Kort nadat NLdigital bekend maakte dat directeur Lotte de Bruijn de organisatie verlaat is de redactie door meerdere partijen gewezen op de situatie bij deze brancheorganisatie. Zonder dat er tot nu toe ruchtbaarheid aan is gegeven hebben de drie landelijke aanbieders van telefonie, internet en televisie, KPN, VodafoneZiggo en Odido het lidmaatschap opgezegd.
Of er een directe link is tussen het vertrek dit trio en de positie van de directeur is tot op heden door niemand aangetoond. Wel is duidelijk dat hier een klassiek probleem speelt dat elke brancheorganisatie kan overkomen.
De organisatie die nu NLdigital heet is al jaren actief en had voorheen andere namen. De achterban is deels gelijk gebleven maar ook veranderd. Leden die voorheen toonaangevend waren bij het inrichten van de kantoorwerkplekken met draaischijftelefoons en typemachines bestaan mogelijk nog wel in naam, of ze nog even belangrijk zijn als 10 en meer jaar geleden is nog maar de vraag. De moderne werkplek verlangt andere producten en heeft dan ook geleid tot leden die korter actief zijn. In het kielzog daarvan zijn bedrijven lid geworden in nieuwe deelsectoren. Onder de paraplu van deze koepelorganisatie zit jong en oud, nieuw en ervaren, ambitieus en meer behouden.

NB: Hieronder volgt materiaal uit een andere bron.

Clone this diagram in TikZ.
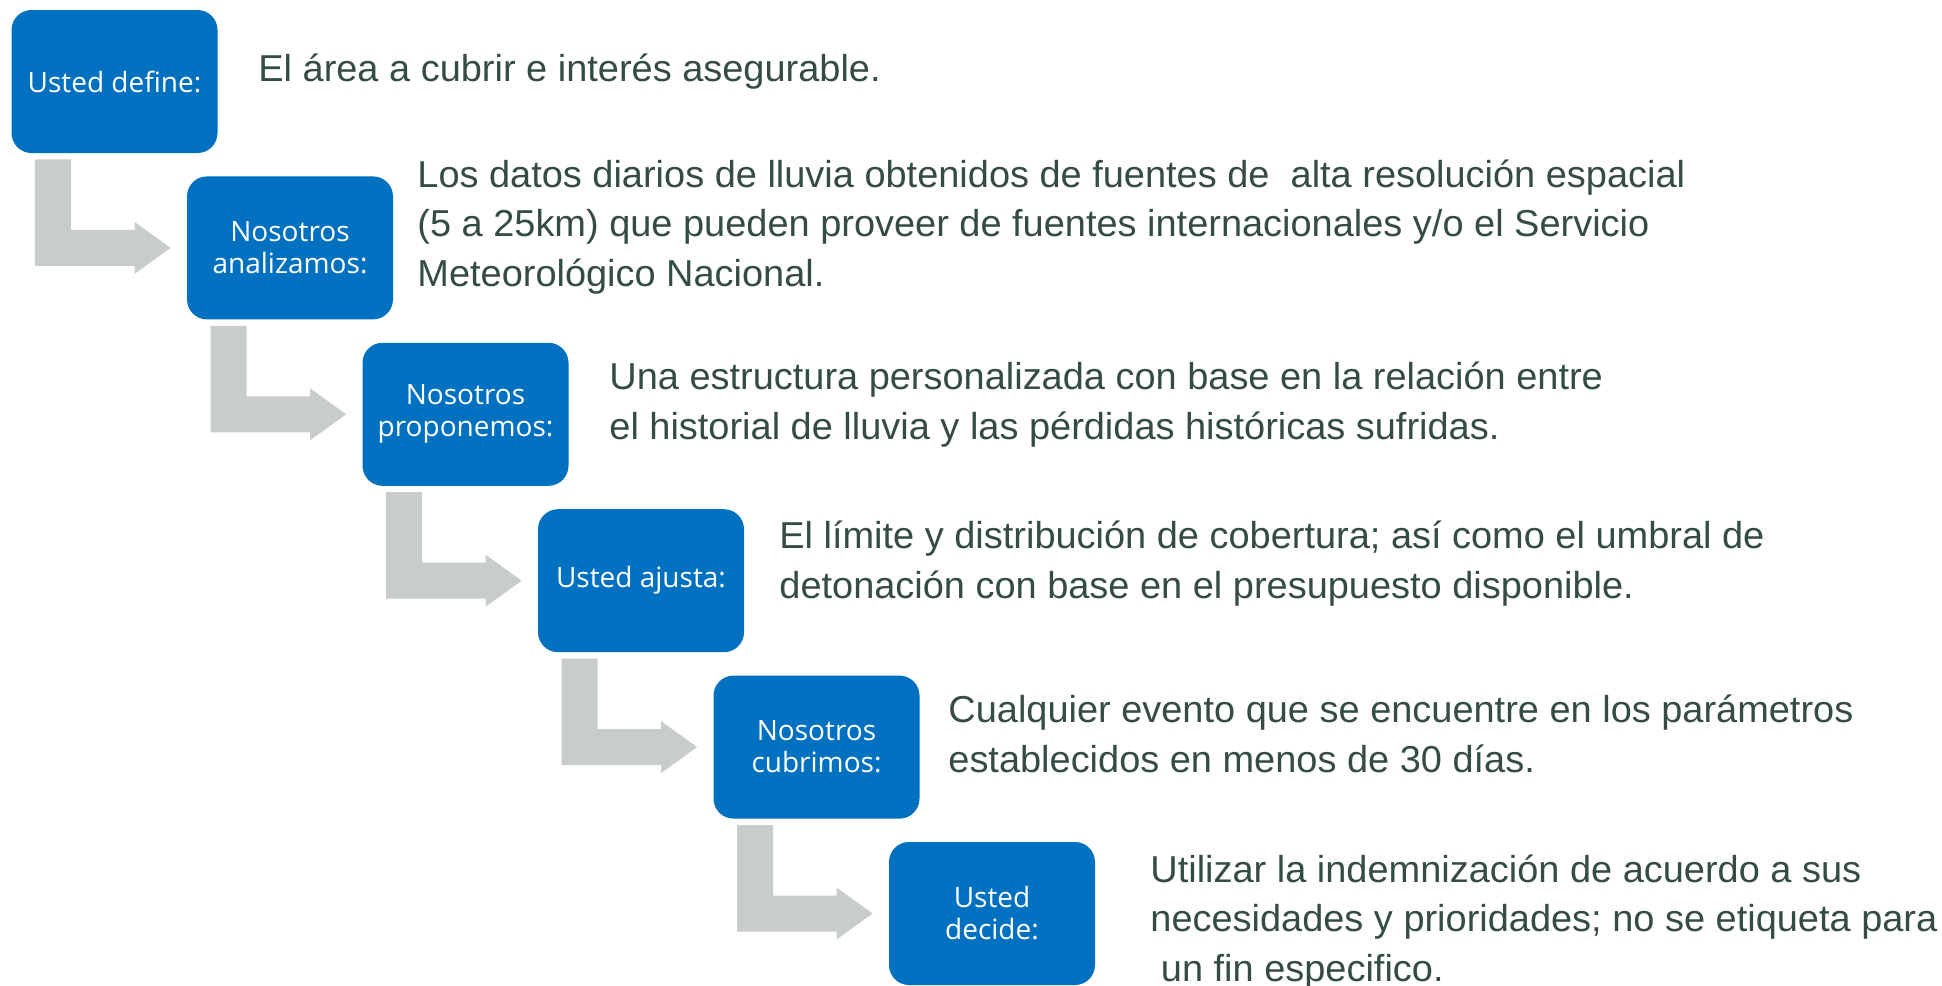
\documentclass[tikz,border=0pt]{standalone}
\usepackage{fontspec}
\setmainfont{Open Sans}
\newfontfamily\descfont[FakeStretch=1.012]{Liberation Sans}
\usepackage{tikz}
\usetikzlibrary{positioning,calc}
\definecolor{stepblue}{RGB}{0,112,192}
\definecolor{flowgrey}{RGB}{200,204,202}
\definecolor{desctext}{RGB}{52,76,68}
\tikzset{
  % --- the blue step boxes ---------------------------------------------------
  stepbox/.style={rectangle,rounded corners=10pt,fill=stepblue,text=white,
                  minimum width=103pt,minimum height=71.5pt,inner sep=2pt,
                  align=center,font=\fontsize{14}{16}\selectfont},
  % --- the text beside each step (anchored on its last line) -----------------
  desc/.style={anchor=base west,align=left,inner sep=0pt,text=desctext,
               font=\descfont\fontsize{18.75}{24.6}\selectfont},
  % --- grey bent arrows between steps ----------------------------------------
  flow/.style={fill=flowgrey},
}
% bent arrow: down from under step #1, then right into step #2
\newcommand{\bentflow}[2]{%
  \coordinate (#1-top) at ($(#1.south west)+(24,6)$);
  \coordinate (#1-tip) at ($(#2.west)+(-16,0)$);
  \fill[flow] (#1-top) -- ++(36,0) |- ($(#1-tip)+(-36,-18)$) -- ++(0,-8)
              -- (#1-tip) -- ++(-36,26) -- ++(0,-8) -| (#1-top) -- cycle;
}

\begin{document}
\begin{tikzpicture}[x=0.5pt, y=-0.5pt]
  \def\dx{175.5}        % step shift, right
  \def\dy{166.4}        % step shift, down
  \useasboundingbox (0,0) rectangle (1942,985);

  \foreach \i/\lbl in {1/{Usted define:},
                       2/{Nosotros\\analizamos:},
                       3/{Nosotros\\proponemos:},
                       4/{Usted ajusta:},
                       5/{Nosotros\\cubrimos:},
                       6/{Usted\\decide:}}
  {
    \node[stepbox] (s\i) at ({114.5+(\i-1)*\dx},{81.5+(\i-1)*\dy}) {\lbl};
  }

  \foreach \a/\b in {s1/s2,s2/s3,s3/s4,s4/s5,s5/s6}{
    \bentflow{\a}{\b}
  }

  \node[desc] (t1) at (258,81) {El área a cubrir e interés asegurable.};
  \node[desc] (t2) at (417,286) {Los datos diarios de lluvia obtenidos de fuentes de\ \ alta resolución espacial\\
    (5 a 25km) que pueden proveer de fuentes internacionales y/o el Servicio\\
    Meteorológico Nacional.};
  \node[desc] (t3) at (609,439) {Una estructura personalizada con base en la relación entre\\
    el historial de lluvia y las pérdidas históricas sufridas.};
  \node[desc] (t4) at (779,598) {El límite y distribución de cobertura; así como el umbral de\\
    detonación con base en el presupuesto disponible.};
  \node[desc] (t5) at (948,772) {Cualquier evento que se encuentre en los parámetros\\
    establecidos en menos de 30 días.};
  \node[desc] (t6) at (1150,981) {Utilizar la indemnización de acuerdo a sus\\
    necesidades y prioridades; no se etiqueta para\\
    \ un fin especifico.};
\end{tikzpicture}
\end{document}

Een ander zichtbaar verschil tussen de leden is de omvang. De drie operatoren die nu zijn opgestapt zijn in alle opzichten groot. Veel omzet, veel personeel, behoorlijk dominant op een markt met weinig concurrenten. Ze hebben belangen die echt anders zijn dan die van regionale werkplekinrichters, msp’s of systeem integrators.
Elke brancheorganisatie heeft baat bij een grote achterban en moet weten om te gaan met de verschillende belangen van de grote en kleine deelnemers, de gevestigde orde en nieuwkomers. Waar voorheen een brancheorganisatie de verbindende factor was om te komen tot zaken als een sectorale CAO en gezamenlijke acties verlangen leden tegenwoordig vooral ondersteuning en vertegenwoordiging op basis van het eigen profiel.
Jonge ondernemers vinden het makkelijker zelf een platform als alternatief van een brancheorganisatie te starten en daar deelgenoten bij te betrekken dan aan te sluiten bij een organisatie die overkomt als oud en niet goed passend, omdat er bedrijven met totaal andere business, omvang en belangen bij zitten.
De leden waar deze jonge en kleinere ondernemers moeite mee hebben, hebben zelf reden om kritisch te kijken naar de meerwaarde van het lidmaatschap. Getalsmatig zijn ze een klein deel van de achterban, maar op basis van de omzet of aandacht van politiek en pers zijn ze juist het tegenovergestelde. Kunnen de dossiers waar alleen zij mee te maken hebben nog wel door een koepel met een hele brede achterban worden behartigd? In dit geval zijn ze tot de conclusie gekomen dat het antwoord ontkennend is en dus het lidmaatschap te weinig oplevert.
Wat NLdigital is overkomen kan in elke sector met een brancheorganisatie gebeuren. De balans vinden tussen de belangen van groot en klein, jong en volwassen, is extreem lastig. Te veel naar een groep luisteren – of de indruk wekken dat te doen – betekent dat andere groepen met vuist op tafel slaan en opstappen.
In Nederland zijn wat dat betreft de lontjes korter dan in andere landen. Hier stapt men op en wil bewijzen het zelf beter te kunnen. Het gevolg is bekend. Nederland is een land vol belangenclubjes die vooral bezig zijn het eigen bestaan zeker te stellen en daarmee amper een volwaardige gesprekspartner voor de overheid zijn.
Om dat laatste te kunnen zijn, is meer nodig dan menigeen zich realiseert. Dat de drie opgestapte partijen zich daarvan bewust zijn is overigens duidelijk. Zij hebben aansluiting gezocht bij de koepelorganisatie NLconnect die een meer afgebakende focus heeft.